What this task involves
Write out exactly the lines of the entries below from the one holding "Output the web" to the one holding "function proj(u, v)", inclusive, and leave out all other lines.

Given entries

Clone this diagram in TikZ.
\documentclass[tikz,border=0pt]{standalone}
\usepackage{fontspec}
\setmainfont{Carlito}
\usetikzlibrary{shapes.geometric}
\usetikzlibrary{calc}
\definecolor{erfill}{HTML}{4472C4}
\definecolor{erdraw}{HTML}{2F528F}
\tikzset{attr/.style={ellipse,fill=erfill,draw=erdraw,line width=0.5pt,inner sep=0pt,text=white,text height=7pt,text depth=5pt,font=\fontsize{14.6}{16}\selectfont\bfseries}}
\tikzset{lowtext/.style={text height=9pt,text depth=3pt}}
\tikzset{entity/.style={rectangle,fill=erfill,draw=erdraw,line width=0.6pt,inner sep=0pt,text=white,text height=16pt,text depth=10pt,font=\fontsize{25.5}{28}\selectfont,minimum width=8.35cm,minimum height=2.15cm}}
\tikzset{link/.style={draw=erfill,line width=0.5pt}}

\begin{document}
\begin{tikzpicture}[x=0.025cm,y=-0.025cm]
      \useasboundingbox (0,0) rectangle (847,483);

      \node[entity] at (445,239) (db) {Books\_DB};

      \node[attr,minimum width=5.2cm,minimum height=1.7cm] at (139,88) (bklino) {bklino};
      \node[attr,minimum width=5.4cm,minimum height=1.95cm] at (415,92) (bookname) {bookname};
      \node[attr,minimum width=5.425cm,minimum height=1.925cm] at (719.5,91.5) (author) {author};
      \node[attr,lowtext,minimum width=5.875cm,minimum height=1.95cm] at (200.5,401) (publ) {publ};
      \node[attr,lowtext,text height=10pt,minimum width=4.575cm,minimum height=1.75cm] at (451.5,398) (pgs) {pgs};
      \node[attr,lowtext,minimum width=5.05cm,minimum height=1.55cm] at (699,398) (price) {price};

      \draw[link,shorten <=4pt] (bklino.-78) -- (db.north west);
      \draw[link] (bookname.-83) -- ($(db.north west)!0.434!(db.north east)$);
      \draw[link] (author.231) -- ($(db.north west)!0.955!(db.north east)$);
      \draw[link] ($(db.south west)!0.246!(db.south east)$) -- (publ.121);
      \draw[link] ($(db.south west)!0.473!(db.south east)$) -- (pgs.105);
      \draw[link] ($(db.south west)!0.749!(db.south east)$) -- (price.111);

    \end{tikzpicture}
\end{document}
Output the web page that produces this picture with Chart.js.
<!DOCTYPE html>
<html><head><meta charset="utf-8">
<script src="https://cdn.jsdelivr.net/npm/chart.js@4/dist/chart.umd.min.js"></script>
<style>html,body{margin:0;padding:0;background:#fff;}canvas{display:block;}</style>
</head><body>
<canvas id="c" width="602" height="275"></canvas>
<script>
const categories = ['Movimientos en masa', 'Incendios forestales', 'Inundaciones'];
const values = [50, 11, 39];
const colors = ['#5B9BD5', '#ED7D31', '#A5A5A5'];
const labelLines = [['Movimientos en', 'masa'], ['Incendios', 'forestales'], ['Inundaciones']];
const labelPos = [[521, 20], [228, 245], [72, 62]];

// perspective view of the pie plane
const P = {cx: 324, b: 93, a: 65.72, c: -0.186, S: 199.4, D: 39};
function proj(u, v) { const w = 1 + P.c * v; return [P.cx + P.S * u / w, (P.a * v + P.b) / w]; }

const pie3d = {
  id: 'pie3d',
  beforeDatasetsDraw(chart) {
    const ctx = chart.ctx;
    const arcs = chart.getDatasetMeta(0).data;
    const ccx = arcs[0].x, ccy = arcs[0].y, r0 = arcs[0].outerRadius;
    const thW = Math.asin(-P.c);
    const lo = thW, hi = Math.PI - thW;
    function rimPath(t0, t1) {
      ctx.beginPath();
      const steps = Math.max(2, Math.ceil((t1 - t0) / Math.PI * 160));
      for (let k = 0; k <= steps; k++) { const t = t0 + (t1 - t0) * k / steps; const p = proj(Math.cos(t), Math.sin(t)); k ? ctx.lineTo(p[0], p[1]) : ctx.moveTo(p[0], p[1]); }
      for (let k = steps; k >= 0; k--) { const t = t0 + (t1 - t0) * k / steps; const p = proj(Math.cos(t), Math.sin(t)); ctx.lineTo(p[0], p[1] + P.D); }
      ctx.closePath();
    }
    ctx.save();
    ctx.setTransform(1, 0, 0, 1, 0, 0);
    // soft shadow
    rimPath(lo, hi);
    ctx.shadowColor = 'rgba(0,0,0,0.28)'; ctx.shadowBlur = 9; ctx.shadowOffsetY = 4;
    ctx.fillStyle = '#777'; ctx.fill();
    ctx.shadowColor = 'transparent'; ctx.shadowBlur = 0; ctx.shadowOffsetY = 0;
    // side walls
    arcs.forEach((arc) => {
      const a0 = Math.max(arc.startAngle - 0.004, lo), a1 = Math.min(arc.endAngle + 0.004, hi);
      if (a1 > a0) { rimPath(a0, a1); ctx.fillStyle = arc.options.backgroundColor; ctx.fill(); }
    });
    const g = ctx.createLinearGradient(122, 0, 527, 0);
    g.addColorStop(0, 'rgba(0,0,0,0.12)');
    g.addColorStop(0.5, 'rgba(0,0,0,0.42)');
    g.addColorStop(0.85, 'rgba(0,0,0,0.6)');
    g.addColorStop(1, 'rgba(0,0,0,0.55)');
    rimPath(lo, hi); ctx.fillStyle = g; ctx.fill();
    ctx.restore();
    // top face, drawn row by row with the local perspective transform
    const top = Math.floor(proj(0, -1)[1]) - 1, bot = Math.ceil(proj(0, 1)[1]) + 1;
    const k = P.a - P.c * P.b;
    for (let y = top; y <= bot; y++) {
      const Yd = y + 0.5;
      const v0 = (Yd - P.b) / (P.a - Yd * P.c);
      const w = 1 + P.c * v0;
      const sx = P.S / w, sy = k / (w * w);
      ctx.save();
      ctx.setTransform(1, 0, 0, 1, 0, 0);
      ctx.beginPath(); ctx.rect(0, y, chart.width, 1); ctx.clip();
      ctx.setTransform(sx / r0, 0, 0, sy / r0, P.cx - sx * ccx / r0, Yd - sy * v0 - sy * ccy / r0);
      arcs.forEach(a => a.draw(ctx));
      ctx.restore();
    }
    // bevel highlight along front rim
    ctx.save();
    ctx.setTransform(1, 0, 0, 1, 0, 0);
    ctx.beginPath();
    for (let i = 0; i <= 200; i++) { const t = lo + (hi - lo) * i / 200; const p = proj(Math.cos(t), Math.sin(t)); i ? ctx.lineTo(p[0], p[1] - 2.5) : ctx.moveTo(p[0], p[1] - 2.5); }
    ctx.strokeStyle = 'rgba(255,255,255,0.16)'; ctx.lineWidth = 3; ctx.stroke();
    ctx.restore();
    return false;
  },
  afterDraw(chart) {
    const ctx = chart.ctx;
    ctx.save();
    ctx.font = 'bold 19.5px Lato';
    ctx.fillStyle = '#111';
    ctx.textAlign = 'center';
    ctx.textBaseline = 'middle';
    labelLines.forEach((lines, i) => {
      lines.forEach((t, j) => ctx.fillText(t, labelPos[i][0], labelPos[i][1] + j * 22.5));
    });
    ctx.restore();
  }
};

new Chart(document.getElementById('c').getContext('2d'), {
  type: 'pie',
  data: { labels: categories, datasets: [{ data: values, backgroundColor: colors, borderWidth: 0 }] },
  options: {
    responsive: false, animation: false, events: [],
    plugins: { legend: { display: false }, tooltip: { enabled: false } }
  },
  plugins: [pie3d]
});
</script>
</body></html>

---

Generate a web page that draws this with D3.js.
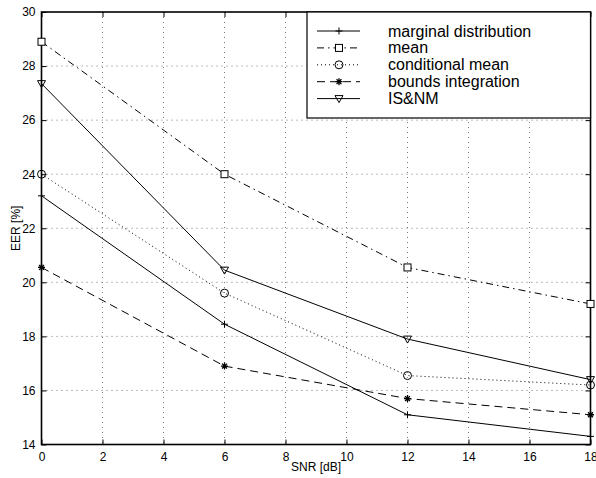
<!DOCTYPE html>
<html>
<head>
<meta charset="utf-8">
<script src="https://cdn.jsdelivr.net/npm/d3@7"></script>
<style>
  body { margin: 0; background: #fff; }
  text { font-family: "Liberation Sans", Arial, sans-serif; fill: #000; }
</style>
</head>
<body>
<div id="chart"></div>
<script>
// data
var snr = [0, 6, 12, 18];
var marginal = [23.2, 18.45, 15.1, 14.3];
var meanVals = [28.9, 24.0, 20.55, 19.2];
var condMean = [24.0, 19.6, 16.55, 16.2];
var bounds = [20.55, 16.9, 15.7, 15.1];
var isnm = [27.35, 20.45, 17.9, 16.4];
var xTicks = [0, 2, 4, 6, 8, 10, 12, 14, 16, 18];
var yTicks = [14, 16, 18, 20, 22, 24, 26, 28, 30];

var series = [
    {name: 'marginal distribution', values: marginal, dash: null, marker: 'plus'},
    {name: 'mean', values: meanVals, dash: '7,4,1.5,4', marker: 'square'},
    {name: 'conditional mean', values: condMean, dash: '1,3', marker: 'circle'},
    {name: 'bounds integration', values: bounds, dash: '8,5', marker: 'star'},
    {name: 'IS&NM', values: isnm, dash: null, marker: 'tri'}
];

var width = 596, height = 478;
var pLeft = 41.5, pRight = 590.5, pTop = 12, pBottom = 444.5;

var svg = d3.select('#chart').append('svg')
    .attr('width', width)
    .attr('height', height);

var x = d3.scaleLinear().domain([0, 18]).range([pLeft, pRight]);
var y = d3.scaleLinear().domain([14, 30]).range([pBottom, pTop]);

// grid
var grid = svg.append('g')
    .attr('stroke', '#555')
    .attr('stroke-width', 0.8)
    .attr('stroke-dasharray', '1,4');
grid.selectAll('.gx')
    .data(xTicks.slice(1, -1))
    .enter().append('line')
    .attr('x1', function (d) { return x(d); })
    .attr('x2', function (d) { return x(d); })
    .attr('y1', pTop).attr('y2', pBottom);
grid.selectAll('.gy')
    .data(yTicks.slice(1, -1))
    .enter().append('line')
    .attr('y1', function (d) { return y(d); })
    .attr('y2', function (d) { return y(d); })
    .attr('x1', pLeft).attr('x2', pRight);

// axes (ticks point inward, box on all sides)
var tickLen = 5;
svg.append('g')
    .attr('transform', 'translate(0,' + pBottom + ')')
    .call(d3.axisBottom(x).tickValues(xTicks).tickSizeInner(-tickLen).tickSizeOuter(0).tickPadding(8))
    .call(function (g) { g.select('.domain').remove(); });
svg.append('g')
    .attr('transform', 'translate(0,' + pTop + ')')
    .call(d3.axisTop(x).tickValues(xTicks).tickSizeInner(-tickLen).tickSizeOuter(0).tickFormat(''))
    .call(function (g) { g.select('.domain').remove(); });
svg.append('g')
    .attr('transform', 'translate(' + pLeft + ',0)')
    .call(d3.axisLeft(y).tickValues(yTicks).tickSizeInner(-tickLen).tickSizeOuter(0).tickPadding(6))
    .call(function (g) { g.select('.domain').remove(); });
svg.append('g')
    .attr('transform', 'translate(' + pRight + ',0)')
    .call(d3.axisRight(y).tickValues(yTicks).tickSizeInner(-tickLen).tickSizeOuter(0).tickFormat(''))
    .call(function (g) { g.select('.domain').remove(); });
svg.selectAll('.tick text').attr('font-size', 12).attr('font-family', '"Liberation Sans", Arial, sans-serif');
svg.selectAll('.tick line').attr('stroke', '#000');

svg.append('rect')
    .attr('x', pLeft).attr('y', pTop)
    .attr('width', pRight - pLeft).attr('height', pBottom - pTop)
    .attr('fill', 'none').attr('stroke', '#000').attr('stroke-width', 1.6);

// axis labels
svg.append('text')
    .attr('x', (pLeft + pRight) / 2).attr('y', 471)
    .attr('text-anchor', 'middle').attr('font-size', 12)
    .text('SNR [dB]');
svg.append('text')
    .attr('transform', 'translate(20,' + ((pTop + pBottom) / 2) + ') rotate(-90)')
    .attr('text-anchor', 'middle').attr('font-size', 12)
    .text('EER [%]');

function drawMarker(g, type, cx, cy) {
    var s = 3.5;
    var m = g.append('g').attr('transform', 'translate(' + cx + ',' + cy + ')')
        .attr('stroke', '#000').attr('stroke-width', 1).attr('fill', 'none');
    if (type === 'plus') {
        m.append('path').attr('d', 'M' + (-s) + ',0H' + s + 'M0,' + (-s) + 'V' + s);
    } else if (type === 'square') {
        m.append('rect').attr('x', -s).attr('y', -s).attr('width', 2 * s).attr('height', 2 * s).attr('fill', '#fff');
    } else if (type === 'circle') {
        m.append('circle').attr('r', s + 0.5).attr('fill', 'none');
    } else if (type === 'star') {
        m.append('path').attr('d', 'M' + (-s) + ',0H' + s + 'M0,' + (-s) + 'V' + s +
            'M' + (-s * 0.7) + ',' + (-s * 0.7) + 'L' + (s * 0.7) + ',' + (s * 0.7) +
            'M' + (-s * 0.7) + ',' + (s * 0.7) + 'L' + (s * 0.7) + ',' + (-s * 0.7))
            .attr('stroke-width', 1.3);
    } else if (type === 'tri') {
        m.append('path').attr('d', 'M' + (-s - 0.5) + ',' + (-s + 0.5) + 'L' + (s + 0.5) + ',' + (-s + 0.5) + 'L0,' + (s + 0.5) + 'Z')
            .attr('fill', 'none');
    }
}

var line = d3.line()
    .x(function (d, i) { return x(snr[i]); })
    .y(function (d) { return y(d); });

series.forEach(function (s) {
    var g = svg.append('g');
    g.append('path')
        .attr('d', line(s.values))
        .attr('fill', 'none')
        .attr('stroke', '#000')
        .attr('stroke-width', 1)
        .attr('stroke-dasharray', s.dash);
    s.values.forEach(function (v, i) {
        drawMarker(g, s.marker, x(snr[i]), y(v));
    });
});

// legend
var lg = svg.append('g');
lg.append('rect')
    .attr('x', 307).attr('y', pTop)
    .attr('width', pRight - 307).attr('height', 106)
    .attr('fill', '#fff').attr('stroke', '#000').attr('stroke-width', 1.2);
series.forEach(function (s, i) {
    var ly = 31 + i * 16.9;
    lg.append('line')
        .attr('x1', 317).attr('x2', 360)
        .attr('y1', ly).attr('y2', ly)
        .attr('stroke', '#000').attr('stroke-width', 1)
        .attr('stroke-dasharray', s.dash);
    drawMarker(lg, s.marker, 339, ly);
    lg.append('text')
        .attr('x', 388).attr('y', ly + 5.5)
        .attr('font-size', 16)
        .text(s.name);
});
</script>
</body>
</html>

--

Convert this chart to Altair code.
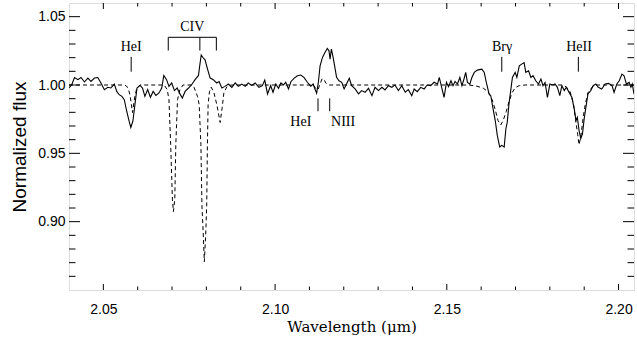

Full output
Output the web page that produces this picture with Chart.js.
<!DOCTYPE html>
<html><head><meta charset="utf-8">
<script src="https://cdn.jsdelivr.net/npm/chart.js@4/dist/chart.umd.min.js"></script>
<style>html,body{margin:0;padding:0;background:#fff;}canvas{display:block;}</style>
</head><body>
<canvas id="c" width="602" height="275"></canvas>
<script>
const categories = ['Movimientos en masa', 'Incendios forestales', 'Inundaciones'];
const values = [50, 11, 39];
const colors = ['#5B9BD5', '#ED7D31', '#A5A5A5'];
const labelLines = [['Movimientos en', 'masa'], ['Incendios', 'forestales'], ['Inundaciones']];
const labelPos = [[521, 20], [228, 245], [72, 62]];

// perspective view of the pie plane
const P = {cx: 324, b: 93, a: 65.72, c: -0.186, S: 199.4, D: 39};
function proj(u, v) { const w = 1 + P.c * v; return [P.cx + P.S * u / w, (P.a * v + P.b) / w]; }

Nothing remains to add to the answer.